Capaian itu dibukukan meski kondisi harga batu bara dunia sedang tertejan. Menurut daya Revinitif, harga batu bara New Castle turun 31,5% dari US$ 97,51 pada akhir tahun 2018, menjadi US$ 66,75 pada akhir 2019. Di sisi lain, harga batu bara acuan Indonesia anjlok 32,7%, dari US$ 97,9 menjadi US$ 65,93 pada periode yang sama.
Sebagai perusahaan yang mengandalkan pasar ekspor, dengan porsi 60%, wajar jika penurunan harga batu bara dunia ikut menekan profitabilitas BUMI. Ini menjelaskan mengapa pendapatan perseroan tahun 2019 terhitung turun.
Namun jika diperhatikan, laju penurunan pendapatan perseroan sebesar 5,4% itu tidak separah koreksi harga batu bara di pasar dunia yang mencapai lebih dari 30%. Rahasianya terletak pada keberhasilan perseroan mendongkrak volume produksi dan penjualannya.
“Volume penjualan meningkat tajam sebesar 9% mencetak rekor tertinggi sebesar 87,7 juta ton dibandingkan 80,6 juta ton tahun lalu – penjualan KPC sebesar 61,8 juta ton atau naik dan menjadi level yang tertinggi, sedangkan Arutmin naik 2% dibanding tahun lalu,” kata Dileep.
Di sisi lain, perseroan berhasil menekan Cost of Goods Sold (COGS) atau harga pokok produksi (HPP) menjadi US$ 45,6 per ton, atau turun 2,8% dibandingkan dengan HPP pada 2018 yang berada di kisaran US$ 46,9 per ton.
Kenaikan penjualan ini juga didukung oleh produksi batu bara sepanjang 2019. Emiten batu bara terbesar nasional ini mencatat total produksi 2019 mencapai 87 juta ton, naik 5% dibandingkan 2018 dengan produksi 83 juta ton.

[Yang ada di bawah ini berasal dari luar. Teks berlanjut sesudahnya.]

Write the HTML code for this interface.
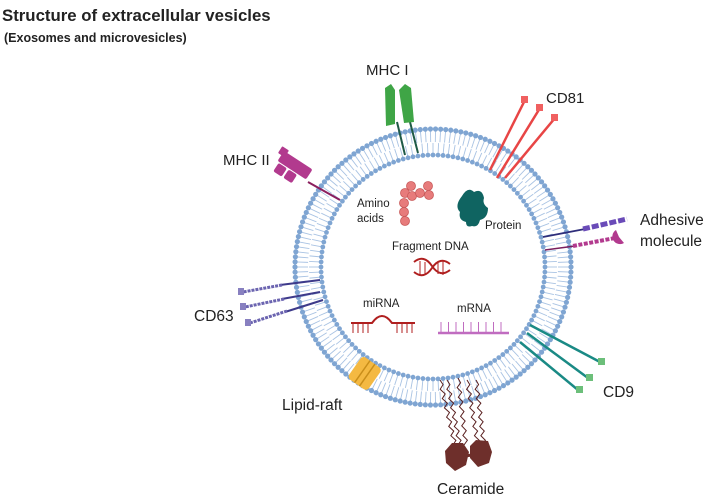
<!DOCTYPE html>
<html><head><meta charset="utf-8"><style>
html,body{margin:0;padding:0;background:#fff;width:709px;height:500px;overflow:hidden}
svg{display:block}
text{font-family:"Liberation Sans",sans-serif;fill:#222}
</style></head><body>
<svg id="s" width="709" height="500" viewBox="0 0 709 500" xmlns="http://www.w3.org/2000/svg">
<text x="2" y="21" font-size="16.8" font-weight="bold">Structure of extracellular vesicles</text>
<text x="4" y="42" font-size="12.5" font-weight="bold">(Exosomes and microvesicles)</text>
<g id="mem"></g>
<!-- MHC I -->
<g>
<line x1="397" y1="122" x2="405" y2="155" stroke="#1f5a46" stroke-width="2"/>
<line x1="410" y1="122" x2="418" y2="153" stroke="#1f5a46" stroke-width="2"/>
<path d="M385 88 l6 -4 l4 6 l0 34 l-9 2 z" fill="#3fa546"/>
<path d="M399 90 l6 -6 l6 4 l3 34 l-10 1 z" fill="#3fa546"/>
</g>
<text x="366" y="75" font-size="15">MHC I</text>
<!-- CD81 -->
<g stroke="#e84545" stroke-width="2.5">
<line x1="490" y1="170" x2="525" y2="100"/>
<line x1="497" y1="178" x2="540" y2="108"/>
<line x1="505" y1="178" x2="555" y2="118"/>
</g>
<g fill="#f06060"><rect x="521" y="96" width="7" height="7"/><rect x="536" y="104" width="7" height="7"/><rect x="551" y="114" width="7" height="7"/></g>
<text x="546" y="103" font-size="15">CD81</text>
<!-- MHC II -->
<line x1="308" y1="182" x2="340" y2="200" stroke="#8b1f5e" stroke-width="2"/>
<g transform="rotate(33 292 168)" fill="#b23a8e">
<rect x="276" y="158" width="34" height="12" rx="2"/>
<rect x="272" y="155" width="8" height="8" rx="1"/>
<rect x="278" y="171" width="10" height="10" rx="2"/>
<rect x="290" y="171" width="10" height="10" rx="2"/>
</g>
<text x="223" y="165" font-size="15">MHC II</text>
<!-- Adhesive -->
<line x1="543" y1="237" x2="585" y2="229" stroke="#2e2e7a" stroke-width="1.8"/>
<path d="M583 229 L627 219" stroke="#6a4bb8" stroke-width="5" stroke-dasharray="7 2"/>
<line x1="545" y1="250" x2="575" y2="246" stroke="#7a1f5e" stroke-width="1.5"/>
<path d="M573 246 L615 238" stroke="#b23a8e" stroke-width="4" stroke-dasharray="4 1.5"/>
<path d="M616 230 a7 7 0 1 0 8 13 l-5 -6 z" fill="#b23a8e"/>
<text x="640" y="225" font-size="15.5">Adhesive</text>
<text x="640" y="246" font-size="15.5">molecule</text>
<!-- CD63 -->
<g stroke="#3d3a8a" stroke-width="2"><line x1="320" y1="280" x2="280" y2="285"/><line x1="320" y1="292" x2="282" y2="299"/><line x1="323" y1="300" x2="285" y2="312"/></g>
<g stroke="#6b64b0" stroke-width="3" stroke-dasharray="3 1"><line x1="282" y1="285" x2="243" y2="292"/><line x1="284" y1="299" x2="245" y2="307"/><line x1="287" y1="311" x2="250" y2="323"/></g>
<g fill="#8880c0"><rect x="238" y="288" width="6" height="7"/><rect x="240" y="303" width="6" height="7"/><rect x="245" y="319" width="6" height="7"/></g>
<text x="194" y="321" font-size="15.5">CD63</text>
<!-- Lipid raft -->
<g transform="rotate(35 365 373)"><rect x="353" y="360" width="24" height="27" rx="4" fill="#f4b942"/><line x1="362" y1="360" x2="362" y2="387" stroke="#c98e1a" stroke-width="1.5"/><line x1="368" y1="360" x2="368" y2="387" stroke="#c98e1a" stroke-width="1.5"/></g>
<text x="282" y="410" font-size="15.5">Lipid-raft</text>
<!-- CD9 -->
<g stroke="#1a8a85" stroke-width="2.5"><line x1="530" y1="325" x2="600" y2="362"/><line x1="527" y1="333" x2="588" y2="378"/><line x1="520" y1="342" x2="578" y2="390"/></g>
<g fill="#6cbf7a"><rect x="598" y="358" width="7" height="7"/><rect x="586" y="374" width="7" height="7"/><rect x="576" y="386" width="7" height="7"/></g>
<text x="603" y="397" font-size="15.5">CD9</text>
<!-- Ceramide -->
<g fill="none" stroke="#5a2020" stroke-width="1" id="cer"></g>
<polygon points="452,443 463,443 469,452 466,465 455,471 446,463 445,451" fill="#6e2f2b"/>
<polygon points="476,440 488,441 492,452 489,463 478,467 470,458 470,446" fill="#6e2f2b"/>
<line x1="465" y1="456" x2="472" y2="455" stroke="#6e2f2b" stroke-width="3"/>
<text x="437" y="494" font-size="15.5">Ceramide</text>
<!-- inner -->
<g fill="#e77b7b" stroke="#c95a5a" stroke-width="0.8">
<circle cx="411" cy="186" r="4.5"/><circle cx="405" cy="193" r="4.5"/><circle cx="412" cy="196" r="4.5"/><circle cx="420" cy="193" r="4.5"/><circle cx="428" cy="186" r="4.5"/><circle cx="429" cy="195" r="4.5"/><circle cx="404" cy="203" r="4.5"/><circle cx="404" cy="212" r="4.5"/><circle cx="405" cy="221" r="4.5"/>
</g>
<text x="357" y="207" font-size="11.5">Amino</text>
<text x="357" y="222" font-size="11.5">acids</text>
<path d="M462 196 q6 -10 12 -4 q8 -4 10 6 q-2 6 4 10 q0 10 -8 12 q-2 8 -8 6 q-6 2 -6 -4 q-8 -2 -6 -10 q-6 -6 2 -16 z" fill="#0f6461"/>
<text x="485" y="229" font-size="11.5">Protein</text>
<text x="392" y="250" font-size="11.5">Fragment DNA</text>
<path d="M414 262 q10 -8 18 4 q8 12 18 4 M414 272 q10 8 18 -4 q8 -12 18 -4" fill="none" stroke="#b01f1f" stroke-width="2"/>
<g stroke="#b01f1f" stroke-width="1"><line x1="420" y1="261" x2="420" y2="275"/><line x1="425" y1="262" x2="425" y2="274"/><line x1="438" y1="262" x2="438" y2="274"/><line x1="443" y1="261" x2="443" y2="275"/></g>
<text x="363" y="307" font-size="11.5">miRNA</text>
<path d="M351 323 L372 323 q10 -14 20 0 L415 323" fill="none" stroke="#b01f1f" stroke-width="2"/>
<g stroke="#b01f1f" stroke-width="1"><line x1="353" y1="323" x2="353" y2="333"/><line x1="358" y1="323" x2="358" y2="333"/><line x1="363" y1="323" x2="363" y2="333"/><line x1="368" y1="323" x2="368" y2="333"/><line x1="397" y1="323" x2="397" y2="333"/><line x1="402" y1="323" x2="402" y2="333"/><line x1="407" y1="323" x2="407" y2="333"/><line x1="412" y1="323" x2="412" y2="333"/></g>
<text x="457" y="312" font-size="11.5">mRNA</text>
<line x1="438" y1="333" x2="509" y2="333" stroke="#c06cc0" stroke-width="2.5"/>
<g stroke="#c06cc0" stroke-width="1" id="mr"></g>
</svg>
<script>
var NS="http://www.w3.org/2000/svg",m=document.getElementById('mem'),cx=433,cy=267;
function el(p,t,a){var e=document.createElementNS(NS,t);for(var k in a)e.setAttribute(k,a[k]);p.appendChild(e);return e;}
function ring(R,r2,n){for(var i=0;i<n;i++){var a=2*Math.PI*i/n,c=Math.cos(a),s=Math.sin(a);
el(m,'line',{x1:cx+R*c,y1:cy+R*s,x2:cx+r2*c,y2:cy+r2*s,stroke:'#a9c3e3','stroke-width':0.9});}}
ring(137,125,170);ring(113,124,140);
for(var i=0;i<170;i++){var a=2*Math.PI*i/170;el(m,'circle',{cx:cx+138*Math.cos(a),cy:cy+138*Math.sin(a),r:2.6,fill:'#7fa5d2'});}
for(var i=0;i<140;i++){var a=2*Math.PI*i/140;el(m,'circle',{cx:cx+112*Math.cos(a),cy:cy+112*Math.sin(a),r:2.4,fill:'#7fa5d2'});}
var mr=document.getElementById('mr');for(var x=441;x<=506;x+=7.5)el(mr,'line',{x1:x,y1:322,x2:x,y2:333});
var cer=document.getElementById('cer');[[440,380,455],[447,380,460],[458,378,466],[467,380,478],[476,380,484]].forEach(function(t){
var d='M'+t[0]+' '+t[1];var n=14;for(var k=1;k<=n;k++){var y=t[1]+(445-t[1])*k/n,x=t[0]+(t[2]-t[0])*k/n+(k%2?2:-2);d+=' L'+x+' '+y;}el(cer,'path',{d:d});});
</script>
</body></html>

Untuk tahun 2020 ini, BUMI menargetkan produksi batu bara 90 juta ton-95 juta ton. Naga-naganya, krisis COVID-19 belum berdampak pada kinerja perseroan pada kuartal pertama 2020 karena penjualan Januari-Februari 2020 masih naik 7,8% atau sebesar 14,3 juta ton, dibandingkan periode yang sama 2019 sebanyak 13,1 juta ton.
"Untuk penjualan Maret mungkin jumlahnya hampir sama sekitar 7,5 jura ton. Sekitar 20-30% biaya produksi kami adalah bahan bakar, apabila kami bisa mendapatkan impor bahan bakar maka seharusnya bisa mengurangi biaya," kata Dileep.
Selanjutnya ketika aktivitas bisnis dunia, terutama China, kembali pulih pada kuartal kedua atau kuartal ketiga, permintaan batu bara pun bakal kembali terdongkrak secara eksponensial setelah tertekan akibat pandemi.